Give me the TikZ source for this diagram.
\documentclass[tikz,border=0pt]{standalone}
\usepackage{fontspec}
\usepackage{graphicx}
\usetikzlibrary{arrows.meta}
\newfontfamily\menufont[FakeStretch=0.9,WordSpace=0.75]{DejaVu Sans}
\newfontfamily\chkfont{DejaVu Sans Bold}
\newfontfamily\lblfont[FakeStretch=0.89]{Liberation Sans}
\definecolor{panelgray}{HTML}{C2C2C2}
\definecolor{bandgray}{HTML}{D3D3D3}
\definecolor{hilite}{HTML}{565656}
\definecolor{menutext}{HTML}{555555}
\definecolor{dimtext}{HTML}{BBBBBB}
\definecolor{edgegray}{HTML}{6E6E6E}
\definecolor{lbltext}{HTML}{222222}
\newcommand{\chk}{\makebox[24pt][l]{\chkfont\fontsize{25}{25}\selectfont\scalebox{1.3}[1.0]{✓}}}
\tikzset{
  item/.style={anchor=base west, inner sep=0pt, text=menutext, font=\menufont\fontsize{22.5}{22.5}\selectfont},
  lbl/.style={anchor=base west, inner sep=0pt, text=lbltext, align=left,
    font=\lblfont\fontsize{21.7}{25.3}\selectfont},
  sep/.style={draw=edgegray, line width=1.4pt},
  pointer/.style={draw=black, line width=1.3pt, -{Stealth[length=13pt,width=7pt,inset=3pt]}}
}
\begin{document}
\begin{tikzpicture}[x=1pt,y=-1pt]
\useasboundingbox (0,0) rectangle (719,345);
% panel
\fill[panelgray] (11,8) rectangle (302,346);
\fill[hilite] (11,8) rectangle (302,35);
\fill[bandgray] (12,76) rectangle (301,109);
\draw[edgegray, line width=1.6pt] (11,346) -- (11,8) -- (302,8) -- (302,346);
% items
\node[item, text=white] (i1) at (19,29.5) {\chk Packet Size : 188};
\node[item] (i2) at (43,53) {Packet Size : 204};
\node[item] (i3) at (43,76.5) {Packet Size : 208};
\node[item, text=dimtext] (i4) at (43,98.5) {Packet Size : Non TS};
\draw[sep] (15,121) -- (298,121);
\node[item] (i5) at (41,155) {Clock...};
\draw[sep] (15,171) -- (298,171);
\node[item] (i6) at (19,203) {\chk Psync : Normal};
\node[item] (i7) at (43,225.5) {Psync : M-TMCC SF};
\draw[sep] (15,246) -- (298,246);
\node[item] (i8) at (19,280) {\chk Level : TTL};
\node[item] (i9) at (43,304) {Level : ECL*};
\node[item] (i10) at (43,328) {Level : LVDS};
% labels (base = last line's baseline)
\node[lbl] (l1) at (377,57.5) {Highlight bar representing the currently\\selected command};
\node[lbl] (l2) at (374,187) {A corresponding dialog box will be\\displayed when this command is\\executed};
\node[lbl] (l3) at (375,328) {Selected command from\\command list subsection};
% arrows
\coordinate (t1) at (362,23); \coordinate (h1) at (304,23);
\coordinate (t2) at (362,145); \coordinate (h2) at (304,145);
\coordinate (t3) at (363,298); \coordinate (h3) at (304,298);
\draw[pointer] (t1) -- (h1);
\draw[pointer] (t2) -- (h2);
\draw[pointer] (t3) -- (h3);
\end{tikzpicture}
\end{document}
- - - -
* **Stated problem**:
Quote the material exactly, leaving nothing out.

* **Complete answer**:
Give me the TikZ source for this diagram.
\documentclass[tikz,border=0pt]{standalone}
\usepackage{fontspec}
\usepackage{graphicx}
\usetikzlibrary{arrows.meta}
\newfontfamily\menufont[FakeStretch=0.9,WordSpace=0.75]{DejaVu Sans}
\newfontfamily\chkfont{DejaVu Sans Bold}
\newfontfamily\lblfont[FakeStretch=0.89]{Liberation Sans}
\definecolor{panelgray}{HTML}{C2C2C2}
\definecolor{bandgray}{HTML}{D3D3D3}
\definecolor{hilite}{HTML}{565656}
\definecolor{menutext}{HTML}{555555}
\definecolor{dimtext}{HTML}{BBBBBB}
\definecolor{edgegray}{HTML}{6E6E6E}
\definecolor{lbltext}{HTML}{222222}
\newcommand{\chk}{\makebox[24pt][l]{\chkfont\fontsize{25}{25}\selectfont\scalebox{1.3}[1.0]{✓}}}
\tikzset{
  item/.style={anchor=base west, inner sep=0pt, text=menutext, font=\menufont\fontsize{22.5}{22.5}\selectfont},
  lbl/.style={anchor=base west, inner sep=0pt, text=lbltext, align=left,
    font=\lblfont\fontsize{21.7}{25.3}\selectfont},
  sep/.style={draw=edgegray, line width=1.4pt},
  pointer/.style={draw=black, line width=1.3pt, -{Stealth[length=13pt,width=7pt,inset=3pt]}}
}
\begin{document}
\begin{tikzpicture}[x=1pt,y=-1pt]
\useasboundingbox (0,0) rectangle (719,345);
% panel
\fill[panelgray] (11,8) rectangle (302,346);
\fill[hilite] (11,8) rectangle (302,35);
\fill[bandgray] (12,76) rectangle (301,109);
\draw[edgegray, line width=1.6pt] (11,346) -- (11,8) -- (302,8) -- (302,346);
% items
\node[item, text=white] (i1) at (19,29.5) {\chk Packet Size : 188};
\node[item] (i2) at (43,53) {Packet Size : 204};
\node[item] (i3) at (43,76.5) {Packet Size : 208};
\node[item, text=dimtext] (i4) at (43,98.5) {Packet Size : Non TS};
\draw[sep] (15,121) -- (298,121);
\node[item] (i5) at (41,155) {Clock...};
\draw[sep] (15,171) -- (298,171);
\node[item] (i6) at (19,203) {\chk Psync : Normal};
\node[item] (i7) at (43,225.5) {Psync : M-TMCC SF};
\draw[sep] (15,246) -- (298,246);
\node[item] (i8) at (19,280) {\chk Level : TTL};
\node[item] (i9) at (43,304) {Level : ECL*};
\node[item] (i10) at (43,328) {Level : LVDS};
% labels (base = last line's baseline)
\node[lbl] (l1) at (377,57.5) {Highlight bar representing the currently\\selected command};
\node[lbl] (l2) at (374,187) {A corresponding dialog box will be\\displayed when this command is\\executed};
\node[lbl] (l3) at (375,328) {Selected command from\\command list subsection};
% arrows
\coordinate (t1) at (362,23); \coordinate (h1) at (304,23);
\coordinate (t2) at (362,145); \coordinate (h2) at (304,145);
\coordinate (t3) at (363,298); \coordinate (h3) at (304,298);
\draw[pointer] (t1) -- (h1);
\draw[pointer] (t2) -- (h2);
\draw[pointer] (t3) -- (h3);
\end{tikzpicture}
\end{document}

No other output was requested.